DUBLIN, Ohio (WCMH) — Dublin City Schools says construction equipment will soon be on site at Scioto High School ahead of the groundbreaking for the school’s 60,000-square-foot expansion.

Superintendent John Marschhausen said during a Feb. 25 board of education meeting that equipment should start showing up at Scioto “within the next month or two.” The superintendent noted the board is hosting its second meeting in May at Scioto, coinciding with the addition’s groundbreaking ceremony on May 22.

Marschhausen’s update on the Scioto expansion came after the Dublin Planning and Zoning Commission voted unanimously on Feb. 20 to recommend approval of the final development plan for the addition. Watch a previous NBC4 report on Scioto High School in the video player above.

“I think this is a beautiful building, I think they are enhancing it, they’re adding all the little details that need to come with it,” said commission member Kathy Harter during the meeting. “Even though it may be similar to the other schools, each one has its own little uniqueness and I think you’re bringing that forward.”

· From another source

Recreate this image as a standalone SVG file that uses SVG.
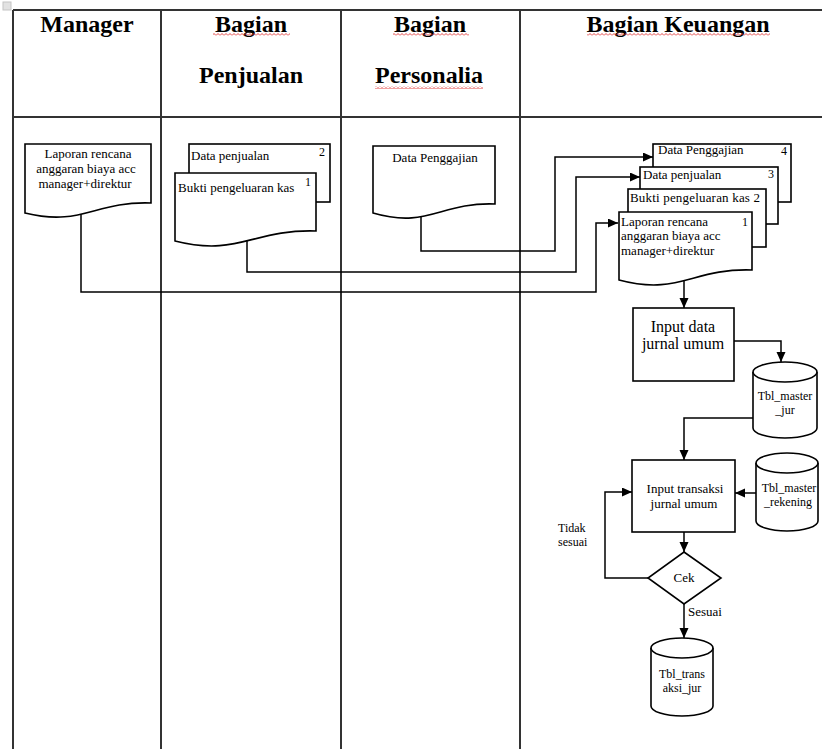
<svg xmlns="http://www.w3.org/2000/svg" width="822" height="749" viewBox="0 0 822 749">
  <style>
    .lane { stroke: #333; stroke-width: 2; fill: none; }
    .head { font-family: "Liberation Serif", "Times New Roman", serif; font-weight: bold; font-size: 24px; fill: #000; text-anchor: middle; }
    .shape { fill: #fff; stroke: #000; stroke-width: 1.6; }
    .t { font-family: "Liberation Serif", "Times New Roman", serif; font-size: 13px; fill: #000; }
    .tc { text-anchor: middle; }
    .big { font-size: 16px; }
    .sm { font-size: 12px; }
    .num { font-size: 12px; }
    .wire { fill: none; stroke: #000; stroke-width: 1.5; }
    .spell { fill: url(#squiggle); }
  </style>
  <defs>
    <marker id="arrow" markerUnits="userSpaceOnUse" markerWidth="11" markerHeight="10" refX="10" refY="4.5" orient="auto">
      <path d="M0,0 L10,4.5 L0,9 Z" fill="#000"/>
    </marker>
    <pattern id="squiggle" width="4" height="3" patternUnits="userSpaceOnUse">
      <path d="M0,2.5 L2,0.5 L4,2.5" fill="none" stroke="#e03030" stroke-width="0.9"/>
    </pattern>
  </defs>

  <rect width="822" height="749" fill="#fff"/>

  <!-- table anchor handle -->
  <rect x="3" y="2" width="8" height="8" fill="#e2e2e2" stroke="#c4c4c4" stroke-width="1"/>

  <!-- swimlane table -->
  <g id="lanes">
    <path class="lane" d="M13,10 H822 M13,117 H822 M13,10 V749 M161,10 V749 M341,10 V749 M520,10 V749"/>
    <text class="head" x="87" y="32">Manager</text>
    <text class="head" x="251" y="32">Bagian</text>
    <text class="head" x="251" y="83">Penjualan</text>
    <text class="head" x="430" y="32">Bagian</text>
    <text class="head" x="429" y="83">Personalia</text>
    <text class="head" x="678" y="32" textLength="183" lengthAdjust="spacing">Bagian Keuangan</text>
    <rect class="spell" x="213" y="33" width="77" height="3"/>
    <rect class="spell" x="393" y="33" width="76" height="3"/>
    <rect class="spell" x="375" y="86" width="108" height="3"/>
    <rect class="spell" x="587" y="33" width="183" height="3"/>
  </g>

  <!-- connectors -->
  <g id="connectors">
    <path class="wire" d="M81,210 V292 H596 V223 H618" marker-end="url(#arrow)"/>
    <path class="wire" d="M247,238 V272 H576 V177 H640" marker-end="url(#arrow)"/>
    <path class="wire" d="M421,208 V251 H555 V157 H653" marker-end="url(#arrow)"/>
    <path class="wire" d="M684,268 V308" marker-end="url(#arrow)"/>
    <path class="wire" d="M734,341 H781 V362" marker-end="url(#arrow)"/>
    <path class="wire" d="M753,418 H684 V460" marker-end="url(#arrow)"/>
    <path class="wire" d="M756,493 H735" marker-end="url(#arrow)"/>
    <path class="wire" d="M684,532 V552" marker-end="url(#arrow)"/>
    <path class="wire" d="M648,578 H605 V492 H632" marker-end="url(#arrow)"/>
    <path class="wire" d="M684,604 V638" marker-end="url(#arrow)"/>
    <text class="t sm" x="558" y="532">Tidak</text>
    <text class="t sm" x="558" y="546">sesuai</text>
    <text class="t" x="688" y="616">Sesuai</text>
  </g>

  <!-- Manager -->
  <g id="doc-laporan-manager">
    <path class="shape" d="M25,144 H151 V203 C94,201 82,227 25,213 Z"/>
    <text class="t tc" x="88" y="158">Laporan  rencana</text>
    <text class="t tc" x="86" y="173">anggaran biaya acc</text>
    <text class="t tc" x="85" y="188">manager+direktur</text>
  </g>

  <!-- Bagian Penjualan -->
  <g id="doc-data-penjualan">
    <rect class="shape" x="189" y="144" width="141" height="58"/>
    <text class="t" x="191" y="160">Data penjualan</text>
    <text class="t num" x="319" y="156">2</text>
  </g>
  <g id="doc-bukti-kas">
    <path class="shape" d="M175,173 H316 V231 C253,229 238,257 175,241 Z"/>
    <text class="t" x="178" y="192">Bukti pengeluaran kas</text>
    <text class="t num" x="305" y="186">1</text>
  </g>

  <!-- Bagian Personalia -->
  <g id="doc-data-penggajian">
    <path class="shape" d="M373,146 H495 V204 C440,202 428,229 373,213 Z"/>
    <text class="t tc" x="435" y="162">Data Penggajian</text>
  </g>

  <!-- Bagian Keuangan: received documents -->
  <g id="keu-doc-penggajian">
    <rect class="shape" x="653" y="144" width="138" height="58"/>
    <text class="t" x="658" y="154">Data Penggajian</text>
    <text class="t num" x="781" y="155">4</text>
  </g>
  <g id="keu-doc-penjualan">
    <rect class="shape" x="640" y="167" width="138" height="57"/>
    <text class="t" x="643" y="179">Data penjualan</text>
    <text class="t num" x="768" y="178">3</text>
  </g>
  <g id="keu-doc-bukti-kas">
    <rect class="shape" x="628" y="189" width="138" height="58"/>
    <text class="t" x="630" y="202" textLength="130" lengthAdjust="spacing">Bukti pengeluaran kas 2</text>
  </g>
  <g id="keu-doc-laporan">
    <path class="shape" d="M619,212 H752 V270 C692,268 679,296 619,280 Z"/>
    <text class="t" x="621" y="226">Laporan  rencana</text>
    <text class="t num" x="742" y="226">1</text>
    <text class="t" x="621" y="240">anggaran biaya acc</text>
    <text class="t" x="621" y="255">manager+direktur</text>
  </g>

  <!-- Bagian Keuangan: processing -->
  <g id="input-data-jurnal">
    <rect class="shape" x="633" y="308" width="101" height="73"/>
    <text class="t tc big" x="683" y="332">Input data</text>
    <text class="t tc big" x="683" y="349">jurnal umum</text>
  </g>
  <g id="tbl-master-jur">
    <path class="shape" d="M753,372 V428 A32,10 0 0 0 817,428 V372"/>
    <ellipse class="shape" cx="785" cy="372" rx="32" ry="10"/>
    <text class="t tc sm" x="785" y="400">Tbl_master</text>
    <text class="t tc sm" x="785" y="414">_jur</text>
  </g>
  <g id="input-transaksi-jurnal">
    <rect class="shape" x="632" y="460" width="103" height="72"/>
    <text class="t tc" x="685" y="493">Input transaksi</text>
    <text class="t tc" x="684" y="508">jurnal umum</text>
  </g>
  <g id="tbl-master-rekening">
    <path class="shape" d="M756,463 V521 A31,10 0 0 0 818,521 V463"/>
    <ellipse class="shape" cx="787" cy="463" rx="31" ry="10"/>
    <text class="t tc sm" x="789" y="492">Tbl_master</text>
    <text class="t tc sm" x="788" y="506">_rekening</text>
  </g>
  <g id="cek">
    <polygon class="shape" points="684,552 721,578 684,604 648,578"/>
    <text class="t tc" x="684" y="582">Cek</text>
  </g>
  <g id="tbl-transaksi-jur">
    <path class="shape" d="M651,648 V706 A31,10 0 0 0 713,706 V648"/>
    <ellipse class="shape" cx="682" cy="648" rx="31" ry="10"/>
    <text class="t tc sm" x="682" y="678">Tbl_trans</text>
    <text class="t tc sm" x="682" y="692">aksi_jur</text>
  </g>
</svg>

The district’s application submitted earlier this year to the planning and zoning commission calls for the construction of a new two-story academic classroom wing and the expansion of an existing dining commons area. The addition aims to allow the district to shift 500-600 students to Scioto.

Marschhausen announced the expansion last August, after pausing a nonbinding agreement to buy Cardinal Health’s west campus headquarters. Since then, the district has formally withdrawn from the plan, which would’ve seen the building turned into a fourth Dublin high school.

Earlier in August, the planning and zoning commission signaled it was unsupportive of the zoning changes needed to repurpose Cardinal’s building. Dublin schools had entered into the purchase agreement in spring 2024, which allowed the district more than a year to determine if the building could be configured to serve as a school.

Scioto’s construction comes as the district is readying to redraw high school boundaries after the new elementary and middle school boundaries were announced in December. The superintendent has long said redistricting is needed given Jerome High School’s enrollment is disproportionally growing compared to Scioto and Coffman high schools.